━━ DATASET CONTENT

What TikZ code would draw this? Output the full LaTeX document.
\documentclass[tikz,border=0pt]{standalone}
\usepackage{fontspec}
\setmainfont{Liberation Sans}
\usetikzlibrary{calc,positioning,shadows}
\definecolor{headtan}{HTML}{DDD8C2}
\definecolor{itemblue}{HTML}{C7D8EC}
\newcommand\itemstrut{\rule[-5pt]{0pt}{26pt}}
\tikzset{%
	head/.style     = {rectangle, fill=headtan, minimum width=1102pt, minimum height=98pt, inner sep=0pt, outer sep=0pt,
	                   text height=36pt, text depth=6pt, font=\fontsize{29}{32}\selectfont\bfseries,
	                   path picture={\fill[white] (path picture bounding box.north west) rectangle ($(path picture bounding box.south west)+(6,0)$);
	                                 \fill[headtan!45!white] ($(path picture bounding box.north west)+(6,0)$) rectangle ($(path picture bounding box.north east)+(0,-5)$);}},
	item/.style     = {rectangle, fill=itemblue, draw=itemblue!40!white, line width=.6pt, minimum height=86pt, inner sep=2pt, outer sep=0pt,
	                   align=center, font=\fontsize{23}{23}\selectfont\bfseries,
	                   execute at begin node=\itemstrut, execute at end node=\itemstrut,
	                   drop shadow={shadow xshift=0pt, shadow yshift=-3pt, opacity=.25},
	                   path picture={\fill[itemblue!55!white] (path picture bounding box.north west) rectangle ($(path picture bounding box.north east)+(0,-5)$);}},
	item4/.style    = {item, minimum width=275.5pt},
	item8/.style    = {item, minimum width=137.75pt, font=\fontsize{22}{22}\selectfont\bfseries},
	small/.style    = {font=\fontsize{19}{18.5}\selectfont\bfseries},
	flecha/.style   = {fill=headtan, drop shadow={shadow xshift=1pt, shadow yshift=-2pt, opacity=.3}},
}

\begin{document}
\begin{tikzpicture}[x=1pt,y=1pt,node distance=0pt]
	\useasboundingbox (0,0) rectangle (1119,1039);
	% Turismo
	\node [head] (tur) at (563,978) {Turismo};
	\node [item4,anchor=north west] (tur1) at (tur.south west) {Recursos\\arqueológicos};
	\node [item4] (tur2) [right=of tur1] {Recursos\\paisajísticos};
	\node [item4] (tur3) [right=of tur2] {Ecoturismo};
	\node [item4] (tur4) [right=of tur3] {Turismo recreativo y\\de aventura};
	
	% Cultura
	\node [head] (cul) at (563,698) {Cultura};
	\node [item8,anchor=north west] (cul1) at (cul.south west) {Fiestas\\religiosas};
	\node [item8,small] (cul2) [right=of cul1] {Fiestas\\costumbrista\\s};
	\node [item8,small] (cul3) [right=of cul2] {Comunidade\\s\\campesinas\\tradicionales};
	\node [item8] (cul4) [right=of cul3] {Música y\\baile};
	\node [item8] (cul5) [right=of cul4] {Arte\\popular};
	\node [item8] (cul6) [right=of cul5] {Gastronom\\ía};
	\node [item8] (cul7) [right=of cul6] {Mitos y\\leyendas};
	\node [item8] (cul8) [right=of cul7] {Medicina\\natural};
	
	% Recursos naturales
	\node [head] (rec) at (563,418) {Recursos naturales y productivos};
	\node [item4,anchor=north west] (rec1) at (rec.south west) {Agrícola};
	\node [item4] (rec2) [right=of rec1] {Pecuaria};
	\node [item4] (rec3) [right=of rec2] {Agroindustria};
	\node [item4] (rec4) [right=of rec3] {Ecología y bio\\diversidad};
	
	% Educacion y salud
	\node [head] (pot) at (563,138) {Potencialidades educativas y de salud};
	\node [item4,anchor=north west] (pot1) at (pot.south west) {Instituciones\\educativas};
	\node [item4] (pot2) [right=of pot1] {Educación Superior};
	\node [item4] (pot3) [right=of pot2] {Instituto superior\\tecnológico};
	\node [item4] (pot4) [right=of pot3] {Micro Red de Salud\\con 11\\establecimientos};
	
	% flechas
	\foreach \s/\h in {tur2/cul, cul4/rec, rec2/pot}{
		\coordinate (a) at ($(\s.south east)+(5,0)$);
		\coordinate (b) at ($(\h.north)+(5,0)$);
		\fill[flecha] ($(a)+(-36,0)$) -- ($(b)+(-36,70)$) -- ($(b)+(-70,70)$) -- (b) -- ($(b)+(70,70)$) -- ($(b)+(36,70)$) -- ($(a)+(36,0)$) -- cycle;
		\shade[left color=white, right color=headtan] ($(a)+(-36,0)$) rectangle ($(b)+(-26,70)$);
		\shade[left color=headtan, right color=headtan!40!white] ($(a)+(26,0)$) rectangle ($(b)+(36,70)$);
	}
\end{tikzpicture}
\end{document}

━━━━

**DESCRIPTION OF THE TASK:**
Retype the material above, line by line, exactly.

**FINISHED TASK:**
What TikZ code would draw this? Output the full LaTeX document.
\documentclass[tikz,border=0pt]{standalone}
\usepackage{fontspec}
\setmainfont{Liberation Sans}
\usetikzlibrary{calc,positioning,shadows}
\definecolor{headtan}{HTML}{DDD8C2}
\definecolor{itemblue}{HTML}{C7D8EC}
\newcommand\itemstrut{\rule[-5pt]{0pt}{26pt}}
\tikzset{%
	head/.style     = {rectangle, fill=headtan, minimum width=1102pt, minimum height=98pt, inner sep=0pt, outer sep=0pt,
	                   text height=36pt, text depth=6pt, font=\fontsize{29}{32}\selectfont\bfseries,
	                   path picture={\fill[white] (path picture bounding box.north west) rectangle ($(path picture bounding box.south west)+(6,0)$);
	                                 \fill[headtan!45!white] ($(path picture bounding box.north west)+(6,0)$) rectangle ($(path picture bounding box.north east)+(0,-5)$);}},
	item/.style     = {rectangle, fill=itemblue, draw=itemblue!40!white, line width=.6pt, minimum height=86pt, inner sep=2pt, outer sep=0pt,
	                   align=center, font=\fontsize{23}{23}\selectfont\bfseries,
	                   execute at begin node=\itemstrut, execute at end node=\itemstrut,
	                   drop shadow={shadow xshift=0pt, shadow yshift=-3pt, opacity=.25},
	                   path picture={\fill[itemblue!55!white] (path picture bounding box.north west) rectangle ($(path picture bounding box.north east)+(0,-5)$);}},
	item4/.style    = {item, minimum width=275.5pt},
	item8/.style    = {item, minimum width=137.75pt, font=\fontsize{22}{22}\selectfont\bfseries},
	small/.style    = {font=\fontsize{19}{18.5}\selectfont\bfseries},
	flecha/.style   = {fill=headtan, drop shadow={shadow xshift=1pt, shadow yshift=-2pt, opacity=.3}},
}

\begin{document}
\begin{tikzpicture}[x=1pt,y=1pt,node distance=0pt]
	\useasboundingbox (0,0) rectangle (1119,1039);
	% Turismo
	\node [head] (tur) at (563,978) {Turismo};
	\node [item4,anchor=north west] (tur1) at (tur.south west) {Recursos\\arqueológicos};
	\node [item4] (tur2) [right=of tur1] {Recursos\\paisajísticos};
	\node [item4] (tur3) [right=of tur2] {Ecoturismo};
	\node [item4] (tur4) [right=of tur3] {Turismo recreativo y\\de aventura};
	
	% Cultura
	\node [head] (cul) at (563,698) {Cultura};
	\node [item8,anchor=north west] (cul1) at (cul.south west) {Fiestas\\religiosas};
	\node [item8,small] (cul2) [right=of cul1] {Fiestas\\costumbrista\\s};
	\node [item8,small] (cul3) [right=of cul2] {Comunidade\\s\\campesinas\\tradicionales};
	\node [item8] (cul4) [right=of cul3] {Música y\\baile};
	\node [item8] (cul5) [right=of cul4] {Arte\\popular};
	\node [item8] (cul6) [right=of cul5] {Gastronom\\ía};
	\node [item8] (cul7) [right=of cul6] {Mitos y\\leyendas};
	\node [item8] (cul8) [right=of cul7] {Medicina\\natural};
	
	% Recursos naturales
	\node [head] (rec) at (563,418) {Recursos naturales y productivos};
	\node [item4,anchor=north west] (rec1) at (rec.south west) {Agrícola};
	\node [item4] (rec2) [right=of rec1] {Pecuaria};
	\node [item4] (rec3) [right=of rec2] {Agroindustria};
	\node [item4] (rec4) [right=of rec3] {Ecología y bio\\diversidad};
	
	% Educacion y salud
	\node [head] (pot) at (563,138) {Potencialidades educativas y de salud};
	\node [item4,anchor=north west] (pot1) at (pot.south west) {Instituciones\\educativas};
	\node [item4] (pot2) [right=of pot1] {Educación Superior};
	\node [item4] (pot3) [right=of pot2] {Instituto superior\\tecnológico};
	\node [item4] (pot4) [right=of pot3] {Micro Red de Salud\\con 11\\establecimientos};
	
	% flechas
	\foreach \s/\h in {tur2/cul, cul4/rec, rec2/pot}{
		\coordinate (a) at ($(\s.south east)+(5,0)$);
		\coordinate (b) at ($(\h.north)+(5,0)$);
		\fill[flecha] ($(a)+(-36,0)$) -- ($(b)+(-36,70)$) -- ($(b)+(-70,70)$) -- (b) -- ($(b)+(70,70)$) -- ($(b)+(36,70)$) -- ($(a)+(36,0)$) -- cycle;
		\shade[left color=white, right color=headtan] ($(a)+(-36,0)$) rectangle ($(b)+(-26,70)$);
		\shade[left color=headtan, right color=headtan!40!white] ($(a)+(26,0)$) rectangle ($(b)+(36,70)$);
	}
\end{tikzpicture}
\end{document}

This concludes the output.